It is quite worthy of notice, that such is the indescribable absurdity and inconsistency of the whole hare and bird code, that they who have made these laws, they who most loudly halloo for their continuance and necessity, are themselves continually in the habit of breaking through them, or encouraging the breach of them by others. We have sometimes been amused in reading the accounts of the great days of St. Bartholomew among cocks and hens, the accounts of which were expressly inserted to raise the wonder and enmity of rival poulterers; we have been edified to observe, that half the names of these disciples of lead and sulphur themselves, were those of unqualified persons, men whom the law prohibits from shooting on any terms. None but a man actually possessing 100l. a year freehold, or the eldest son of an esquire, or any higher degree, dare to draw a trigger, if he obeys the law. And yet you may any day see Mr. Baring with his friends, the younger sons of gentlemen, who are dazzled by money bags, or his friend who may be worth a million in Exchequer Bills, coolly taking the field maugre the game code. Do we think the Ringwood poacher does not observe, in both these cases, this Hampshire autocrat of partridges and per cents. encouraging a direct and palpable breach of the law? With a view of shewing the necessity of a general revision of these ferocious and inapplicable laws, we should wish no better sport than to see Johnson, or any other constitutional and practised informer, with informations in his pocket against many of your most noted unqualified sportsmen. How would your game magistrates act? Oh, day of sorrow for the Honorables! of defeat for the Lancers! of repentance for Doctors of Divinity!

The extravagance of the whole thing may be summed up, when we recollect nothing but an increase of severity against poachers has ever been tried with a view to curing these evils. Men of the first rank and consequence in society, men interested to the very greatest degree in the rights of landowners, nay, more, ministers of state have themselves proposed remedies which, however ably recommended, have been scouted and negatived by the dog-whistle party. They

will hear of nothing, try nothing, argue nothing. We would not be uncharitable, but really the conduct of some of the magistrate land and game lords, would bring us to believe that they felt quite as much delight in routing a poacher, as in putting up a hare-quite as much exhiliration of spirits in sending an idle laborer to be tutored to vice in jail, as in bagging a leash of pheasants. Why this obstinate opposition, on this point alone, to the minister? Why this hardened resolution not to try any thing?

The most admirable and effectual alteration proposed by Lord Wharncliffe and Mr. Peel for the two last Sessions, was simply to legalize the sale of game; and no doubt whatever can be reasonably entertained, but this change would go to the root of the mischief. How does the case really stand? People like to have hares and pheasants at their tables, as they like to have geese and house lamb.

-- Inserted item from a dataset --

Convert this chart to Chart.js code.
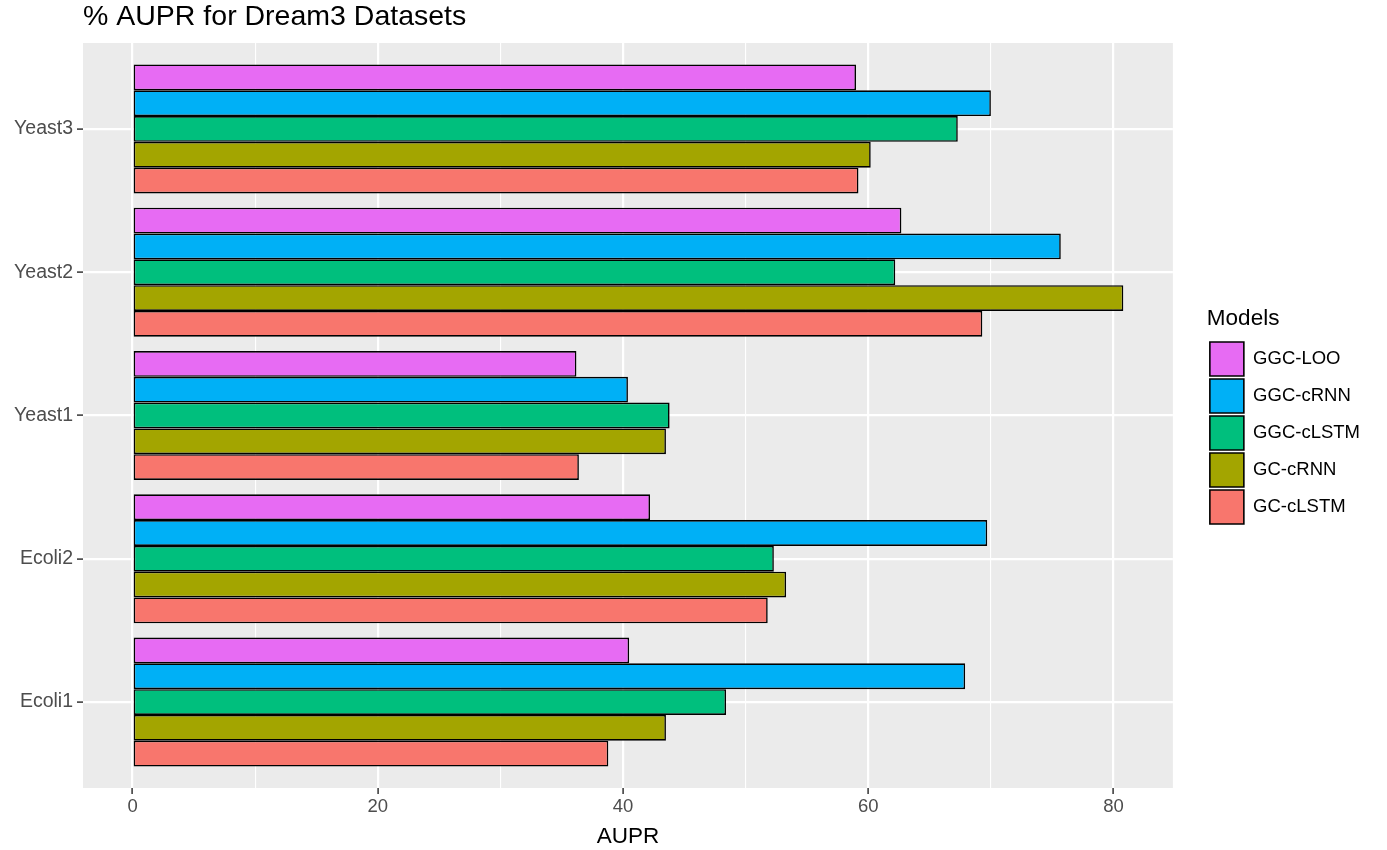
<!DOCTYPE html>
<html>
<head>
<meta charset="utf-8">
<title>% AUPR for Dream3 Datasets</title>
<script src="https://cdn.jsdelivr.net/npm/chart.js@4.4.1/dist/chart.umd.min.js"></script>
<style>
  html, body { margin: 0; padding: 0; background: #fff; }
  #wrap { width: 1387px; height: 850px; }
</style>
</head>
<body>
<div id="wrap"><canvas id="chart" width="1387" height="850"></canvas></div>
<script>
// datasets, bottom to top as drawn on the y axis
const categories = ["Ecoli1", "Ecoli2", "Yeast1", "Yeast2", "Yeast3"];
const models = ["GGC-LOO", "GGC-cRNN", "GGC-cLSTM", "GC-cRNN", "GC-cLSTM"];

// AUPR (%) per dataset, same order as categories
const ggcLoo   = [40.5, 42.2, 36.2, 62.7, 59.0];
const ggcCrnn  = [67.9, 69.7, 40.4, 75.7, 70.0];
const ggcClstm = [48.4, 52.3, 43.8, 62.2, 67.3];
const gcCrnn   = [43.5, 53.3, 43.5, 80.8, 60.2];
const gcClstm  = [38.8, 51.8, 36.4, 69.3, 59.2];

const xTickLabels = [0, 20, 40, 60, 80];

const seriesValues = [ggcLoo, ggcCrnn, ggcClstm, gcCrnn, gcClstm];
const seriesColors = ["#E76BF3", "#00B0F6", "#00BF7D", "#A3A500", "#F8766D"];

const FONT = '"Liberation Sans", Arial, sans-serif';
Chart.defaults.font.family = FONT;

// ggplot-ish 5% expansion on the value axis
const maxVal = Math.max(...seriesValues.flat());
const xMin = -0.05 * maxVal;
const xMax = maxVal * 1.05;

const datasets = models.map((name, k) => ({
  label: name,
  data: categories.map((c, i) => ({ x: seriesValues[k][i], y: i })),
  backgroundColor: seriesColors[k],
  borderColor: "#000",
  borderWidth: 1.6,
  borderSkipped: false,
  barPercentage: 1,
  categoryPercentage: 0.9
}));

// grey panel + nudge the legend away from the panel
const panelPlugin = {
  id: "panel",
  beforeDraw(chart) {
    const { ctx, chartArea: a } = chart;
    ctx.save();
    ctx.fillStyle = "#EBEBEB";
    ctx.fillRect(a.left, a.top, a.right - a.left, a.bottom - a.top);
    ctx.restore();
  },
  afterLayout(chart) {
    chart.legend.left += 34;
    chart.legend.right += 34;
  }
};

new Chart(document.getElementById("chart"), {
  type: "bar",
  data: { datasets },
  plugins: [panelPlugin],
  options: {
    indexAxis: "y",
    responsive: false,
    animation: false,
    layout: { padding: { left: 0, right: 51, top: 0, bottom: 0 } },
    plugins: {
      tooltip: { enabled: false },
      title: {
        display: true,
        text: "% AUPR for Dream3 Datasets",
        align: "start",
        fullSize: false,
        color: "#000",
        font: { size: 28.5, weight: "normal" },
        padding: { top: 0, bottom: 8.8 }
      },
      legend: {
        position: "right",
        fullSize: false,
        align: "center",
        labels: {
          boxWidth: 34,
          boxHeight: 34,
          padding: 3,
          color: "#000",
          font: { size: 18.5 }
        },
        title: {
          display: true,
          text: "Models",
          color: "#000",
          position: "start",
          font: { size: 22.5 },
          padding: { top: 4, bottom: 4 }
        }
      }
    },
    scales: {
      x: {
        type: "linear",
        min: xMin,
        max: xMax,
        offset: false,
        border: { display: false },
        grid: {
          offset: false,
          color: "#fff",
          lineWidth: ctx => (ctx.tick && xTickLabels.includes(ctx.tick.value) ? 2.2 : 1.1),
          tickLength: 6,
          tickWidth: 1.5,
          tickColor: ctx => (ctx.tick && xTickLabels.includes(ctx.tick.value) ? "#333" : "rgba(0,0,0,0)")
        },
        ticks: {
          stepSize: 10,
          includeBounds: false,
          autoSkip: false,
          maxRotation: 0,
          padding: 2,
          color: "#4D4D4D",
          font: { size: 18.5 },
          callback: v => (xTickLabels.includes(v) ? String(v) : "")
        },
        title: {
          display: true,
          text: "AUPR",
          color: "#000",
          font: { size: 22.5 },
          padding: 0
        },
        afterBuildTicks: s => { s.ticks = s.ticks.filter(t => Math.abs(t.value % 10) < 1e-9); },
        afterFit: s => { s.height = 62; }
      },
      y: {
        type: "linear",
        min: -0.6,
        max: categories.length - 0.4,
        offset: false,
        border: { display: false },
        grid: {
          offset: false,
          color: "#fff",
          lineWidth: 2.2,
          tickLength: 6,
          tickWidth: 1.5,
          tickColor: "#333"
        },
        ticks: {
          stepSize: 1,
          includeBounds: false,
          autoSkip: false,
          padding: 4,
          color: "#4D4D4D",
          font: { size: 19.5 },
          callback: v => categories[v]
        },
        afterBuildTicks: s => { s.ticks = s.ticks.filter(t => Number.isInteger(t.value)); },
        afterFit: s => { s.width = 83; }
      }
    }
  }
});
</script>
</body>
</html>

The former cannot be purchased on any terms, without a direct breach of the law; and the result is, that the moral notions of the great body of the people upon this point, have undoubtedly become much more lax and unprecise than can at all be justified. Respectable poulterers think it no discredit to deal in game by the thousand; men, who in other affairs would scorn a mean or disreputable action, are obliged to commit and encourage felony, and quiet their consciences with the excuse, that they cannot sell, nor their customers eat, game, upon any other terms. Well-bred people, with correct notions upon all other moral topics, but who would inevitably be undone without game at their dinner parties, buy the game, thus illegally gotten and sold, although they would as soon eat a barn door fowl of questionable transfer, as pick the pockets of their guests. We have nothing to do with the right or wrong of these distinctions; they have got abroad, they exist, and the practical legislator must appreciate and consult them.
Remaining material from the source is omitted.